GIVEN INFORMATION:
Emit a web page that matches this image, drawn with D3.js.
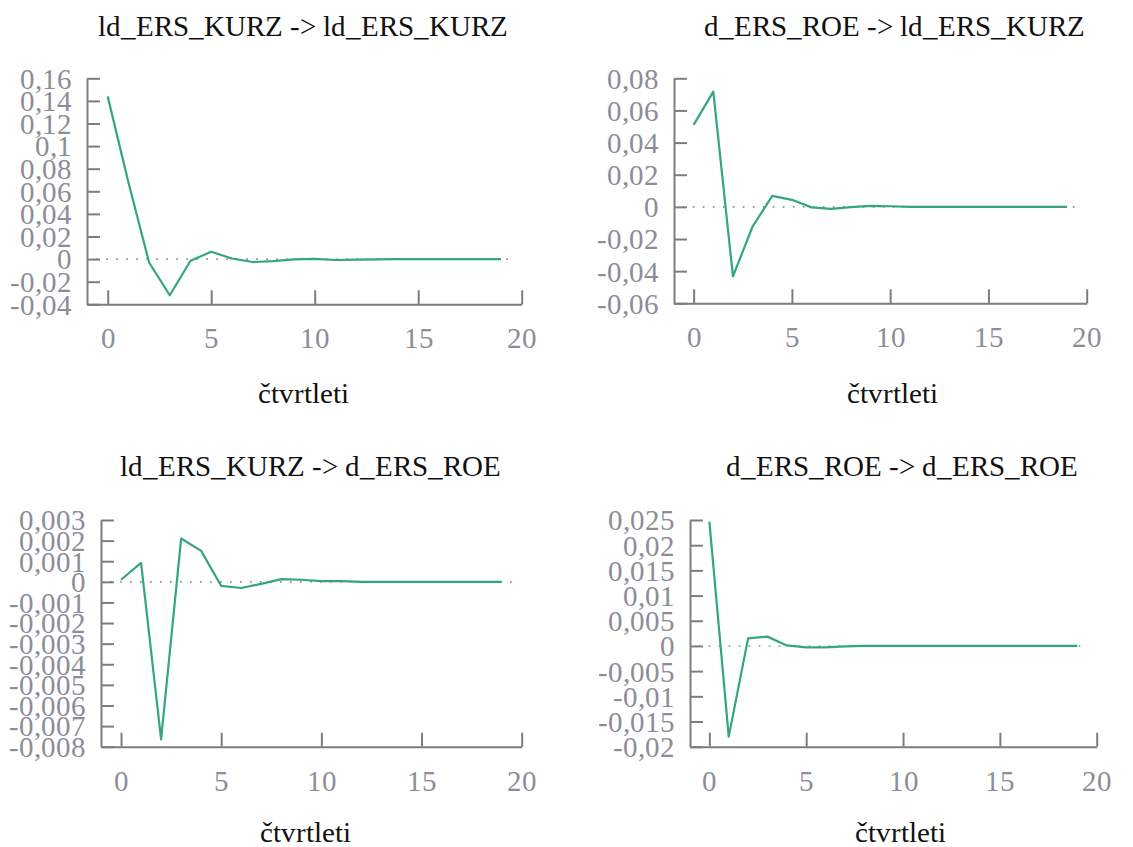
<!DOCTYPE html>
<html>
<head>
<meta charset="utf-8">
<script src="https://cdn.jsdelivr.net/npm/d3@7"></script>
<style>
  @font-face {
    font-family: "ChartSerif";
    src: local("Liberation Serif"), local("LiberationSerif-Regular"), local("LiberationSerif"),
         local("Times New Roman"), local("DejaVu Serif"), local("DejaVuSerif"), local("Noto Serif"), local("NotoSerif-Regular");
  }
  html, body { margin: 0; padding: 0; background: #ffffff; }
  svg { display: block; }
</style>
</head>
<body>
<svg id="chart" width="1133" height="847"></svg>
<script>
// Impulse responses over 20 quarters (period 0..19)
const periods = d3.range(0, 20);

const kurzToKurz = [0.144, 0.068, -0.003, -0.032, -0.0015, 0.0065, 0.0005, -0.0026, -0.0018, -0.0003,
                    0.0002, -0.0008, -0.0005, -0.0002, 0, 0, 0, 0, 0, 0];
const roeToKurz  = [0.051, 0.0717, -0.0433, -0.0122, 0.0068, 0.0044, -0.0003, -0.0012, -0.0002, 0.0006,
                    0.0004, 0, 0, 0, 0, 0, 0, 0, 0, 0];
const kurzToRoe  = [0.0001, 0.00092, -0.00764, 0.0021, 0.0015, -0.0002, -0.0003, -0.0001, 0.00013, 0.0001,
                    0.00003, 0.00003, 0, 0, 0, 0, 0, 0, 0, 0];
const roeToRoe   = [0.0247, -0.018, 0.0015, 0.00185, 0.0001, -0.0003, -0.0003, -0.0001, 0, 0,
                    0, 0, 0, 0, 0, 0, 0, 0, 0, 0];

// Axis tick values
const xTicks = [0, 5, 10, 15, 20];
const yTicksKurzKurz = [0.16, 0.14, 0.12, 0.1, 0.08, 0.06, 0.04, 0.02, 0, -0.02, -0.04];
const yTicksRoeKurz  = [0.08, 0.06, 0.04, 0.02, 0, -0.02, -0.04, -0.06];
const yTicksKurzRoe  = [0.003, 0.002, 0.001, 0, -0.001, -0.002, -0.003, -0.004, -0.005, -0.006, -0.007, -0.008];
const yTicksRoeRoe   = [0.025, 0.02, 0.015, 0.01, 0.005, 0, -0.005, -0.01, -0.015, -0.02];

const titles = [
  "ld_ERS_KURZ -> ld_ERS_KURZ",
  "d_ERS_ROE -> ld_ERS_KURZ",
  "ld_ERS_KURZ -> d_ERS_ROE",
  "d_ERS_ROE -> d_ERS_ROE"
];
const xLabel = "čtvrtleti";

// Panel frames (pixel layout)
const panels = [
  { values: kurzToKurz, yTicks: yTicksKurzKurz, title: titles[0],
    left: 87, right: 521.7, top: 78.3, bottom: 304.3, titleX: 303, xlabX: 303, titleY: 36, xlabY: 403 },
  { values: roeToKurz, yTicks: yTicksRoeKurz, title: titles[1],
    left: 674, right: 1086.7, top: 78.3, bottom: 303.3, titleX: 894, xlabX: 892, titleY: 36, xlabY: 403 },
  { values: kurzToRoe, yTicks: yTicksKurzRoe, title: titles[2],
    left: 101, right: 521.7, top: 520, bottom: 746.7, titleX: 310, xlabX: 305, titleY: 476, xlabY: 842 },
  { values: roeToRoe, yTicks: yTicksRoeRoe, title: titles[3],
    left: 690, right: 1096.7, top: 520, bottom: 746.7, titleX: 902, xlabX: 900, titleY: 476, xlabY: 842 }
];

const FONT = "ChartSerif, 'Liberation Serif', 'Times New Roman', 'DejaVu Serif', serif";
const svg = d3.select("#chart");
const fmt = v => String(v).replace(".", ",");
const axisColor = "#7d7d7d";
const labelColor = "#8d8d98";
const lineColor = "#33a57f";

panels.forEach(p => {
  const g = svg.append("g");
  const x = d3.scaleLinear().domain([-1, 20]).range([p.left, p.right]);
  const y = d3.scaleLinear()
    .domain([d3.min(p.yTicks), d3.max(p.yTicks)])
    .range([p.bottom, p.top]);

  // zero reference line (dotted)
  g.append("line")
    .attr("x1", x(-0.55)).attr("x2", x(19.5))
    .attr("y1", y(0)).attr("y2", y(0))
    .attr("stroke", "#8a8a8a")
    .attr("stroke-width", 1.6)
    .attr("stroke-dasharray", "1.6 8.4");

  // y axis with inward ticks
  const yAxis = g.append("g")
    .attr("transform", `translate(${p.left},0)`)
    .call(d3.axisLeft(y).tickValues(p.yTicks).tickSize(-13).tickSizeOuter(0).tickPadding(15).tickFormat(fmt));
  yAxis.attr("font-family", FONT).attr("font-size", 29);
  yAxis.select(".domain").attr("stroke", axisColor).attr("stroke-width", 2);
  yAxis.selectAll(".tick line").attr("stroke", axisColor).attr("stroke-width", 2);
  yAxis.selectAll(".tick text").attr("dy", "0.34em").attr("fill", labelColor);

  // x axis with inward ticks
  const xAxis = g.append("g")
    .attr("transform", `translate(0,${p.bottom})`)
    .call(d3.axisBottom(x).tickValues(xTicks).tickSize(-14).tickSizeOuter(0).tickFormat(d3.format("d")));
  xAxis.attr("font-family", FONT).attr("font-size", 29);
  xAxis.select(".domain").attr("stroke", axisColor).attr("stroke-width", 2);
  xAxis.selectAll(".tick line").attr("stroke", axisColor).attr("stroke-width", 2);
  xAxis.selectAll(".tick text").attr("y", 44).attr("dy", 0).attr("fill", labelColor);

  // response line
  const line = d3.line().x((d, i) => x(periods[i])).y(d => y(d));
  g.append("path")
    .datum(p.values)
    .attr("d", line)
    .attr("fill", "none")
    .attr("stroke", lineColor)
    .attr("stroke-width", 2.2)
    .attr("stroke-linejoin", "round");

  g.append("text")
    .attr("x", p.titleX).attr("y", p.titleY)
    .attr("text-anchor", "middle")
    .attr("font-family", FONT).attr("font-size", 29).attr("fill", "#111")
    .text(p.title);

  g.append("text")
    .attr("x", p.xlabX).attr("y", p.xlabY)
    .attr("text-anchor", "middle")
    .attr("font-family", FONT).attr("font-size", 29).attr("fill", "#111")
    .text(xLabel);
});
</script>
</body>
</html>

WHAT TO WORK ON:
Reproduce the material word for word. Any pictures should be left out of the copy.

ANSWER TO THE EXERCISE:
Emit a web page that matches this image, drawn with D3.js.
<!DOCTYPE html>
<html>
<head>
<meta charset="utf-8">
<script src="https://cdn.jsdelivr.net/npm/d3@7"></script>
<style>
  @font-face {
    font-family: "ChartSerif";
    src: local("Liberation Serif"), local("LiberationSerif-Regular"), local("LiberationSerif"),
         local("Times New Roman"), local("DejaVu Serif"), local("DejaVuSerif"), local("Noto Serif"), local("NotoSerif-Regular");
  }
  html, body { margin: 0; padding: 0; background: #ffffff; }
  svg { display: block; }
</style>
</head>
<body>
<svg id="chart" width="1133" height="847"></svg>
<script>
// Impulse responses over 20 quarters (period 0..19)
const periods = d3.range(0, 20);

const kurzToKurz = [0.144, 0.068, -0.003, -0.032, -0.0015, 0.0065, 0.0005, -0.0026, -0.0018, -0.0003,
                    0.0002, -0.0008, -0.0005, -0.0002, 0, 0, 0, 0, 0, 0];
const roeToKurz  = [0.051, 0.0717, -0.0433, -0.0122, 0.0068, 0.0044, -0.0003, -0.0012, -0.0002, 0.0006,
                    0.0004, 0, 0, 0, 0, 0, 0, 0, 0, 0];
const kurzToRoe  = [0.0001, 0.00092, -0.00764, 0.0021, 0.0015, -0.0002, -0.0003, -0.0001, 0.00013, 0.0001,
                    0.00003, 0.00003, 0, 0, 0, 0, 0, 0, 0, 0];
const roeToRoe   = [0.0247, -0.018, 0.0015, 0.00185, 0.0001, -0.0003, -0.0003, -0.0001, 0, 0,
                    0, 0, 0, 0, 0, 0, 0, 0, 0, 0];

// Axis tick values
const xTicks = [0, 5, 10, 15, 20];
const yTicksKurzKurz = [0.16, 0.14, 0.12, 0.1, 0.08, 0.06, 0.04, 0.02, 0, -0.02, -0.04];
const yTicksRoeKurz  = [0.08, 0.06, 0.04, 0.02, 0, -0.02, -0.04, -0.06];
const yTicksKurzRoe  = [0.003, 0.002, 0.001, 0, -0.001, -0.002, -0.003, -0.004, -0.005, -0.006, -0.007, -0.008];
const yTicksRoeRoe   = [0.025, 0.02, 0.015, 0.01, 0.005, 0, -0.005, -0.01, -0.015, -0.02];

const titles = [
  "ld_ERS_KURZ -> ld_ERS_KURZ",
  "d_ERS_ROE -> ld_ERS_KURZ",
  "ld_ERS_KURZ -> d_ERS_ROE",
  "d_ERS_ROE -> d_ERS_ROE"
];
const xLabel = "čtvrtleti";

// Panel frames (pixel layout)
const panels = [
  { values: kurzToKurz, yTicks: yTicksKurzKurz, title: titles[0],
    left: 87, right: 521.7, top: 78.3, bottom: 304.3, titleX: 303, xlabX: 303, titleY: 36, xlabY: 403 },
  { values: roeToKurz, yTicks: yTicksRoeKurz, title: titles[1],
    left: 674, right: 1086.7, top: 78.3, bottom: 303.3, titleX: 894, xlabX: 892, titleY: 36, xlabY: 403 },
  { values: kurzToRoe, yTicks: yTicksKurzRoe, title: titles[2],
    left: 101, right: 521.7, top: 520, bottom: 746.7, titleX: 310, xlabX: 305, titleY: 476, xlabY: 842 },
  { values: roeToRoe, yTicks: yTicksRoeRoe, title: titles[3],
    left: 690, right: 1096.7, top: 520, bottom: 746.7, titleX: 902, xlabX: 900, titleY: 476, xlabY: 842 }
];

const FONT = "ChartSerif, 'Liberation Serif', 'Times New Roman', 'DejaVu Serif', serif";
const svg = d3.select("#chart");
const fmt = v => String(v).replace(".", ",");
const axisColor = "#7d7d7d";
const labelColor = "#8d8d98";
const lineColor = "#33a57f";

panels.forEach(p => {
  const g = svg.append("g");
  const x = d3.scaleLinear().domain([-1, 20]).range([p.left, p.right]);
  const y = d3.scaleLinear()
    .domain([d3.min(p.yTicks), d3.max(p.yTicks)])
    .range([p.bottom, p.top]);

  // zero reference line (dotted)
  g.append("line")
    .attr("x1", x(-0.55)).attr("x2", x(19.5))
    .attr("y1", y(0)).attr("y2", y(0))
    .attr("stroke", "#8a8a8a")
    .attr("stroke-width", 1.6)
    .attr("stroke-dasharray", "1.6 8.4");

  // y axis with inward ticks
  const yAxis = g.append("g")
    .attr("transform", `translate(${p.left},0)`)
    .call(d3.axisLeft(y).tickValues(p.yTicks).tickSize(-13).tickSizeOuter(0).tickPadding(15).tickFormat(fmt));
  yAxis.attr("font-family", FONT).attr("font-size", 29);
  yAxis.select(".domain").attr("stroke", axisColor).attr("stroke-width", 2);
  yAxis.selectAll(".tick line").attr("stroke", axisColor).attr("stroke-width", 2);
  yAxis.selectAll(".tick text").attr("dy", "0.34em").attr("fill", labelColor);

  // x axis with inward ticks
  const xAxis = g.append("g")
    .attr("transform", `translate(0,${p.bottom})`)
    .call(d3.axisBottom(x).tickValues(xTicks).tickSize(-14).tickSizeOuter(0).tickFormat(d3.format("d")));
  xAxis.attr("font-family", FONT).attr("font-size", 29);
  xAxis.select(".domain").attr("stroke", axisColor).attr("stroke-width", 2);
  xAxis.selectAll(".tick line").attr("stroke", axisColor).attr("stroke-width", 2);
  xAxis.selectAll(".tick text").attr("y", 44).attr("dy", 0).attr("fill", labelColor);

  // response line
  const line = d3.line().x((d, i) => x(periods[i])).y(d => y(d));
  g.append("path")
    .datum(p.values)
    .attr("d", line)
    .attr("fill", "none")
    .attr("stroke", lineColor)
    .attr("stroke-width", 2.2)
    .attr("stroke-linejoin", "round");

  g.append("text")
    .attr("x", p.titleX).attr("y", p.titleY)
    .attr("text-anchor", "middle")
    .attr("font-family", FONT).attr("font-size", 29).attr("fill", "#111")
    .text(p.title);

  g.append("text")
    .attr("x", p.xlabX).attr("y", p.xlabY)
    .attr("text-anchor", "middle")
    .attr("font-family", FONT).attr("font-size", 29).attr("fill", "#111")
    .text(xLabel);
});
</script>
</body>
</html>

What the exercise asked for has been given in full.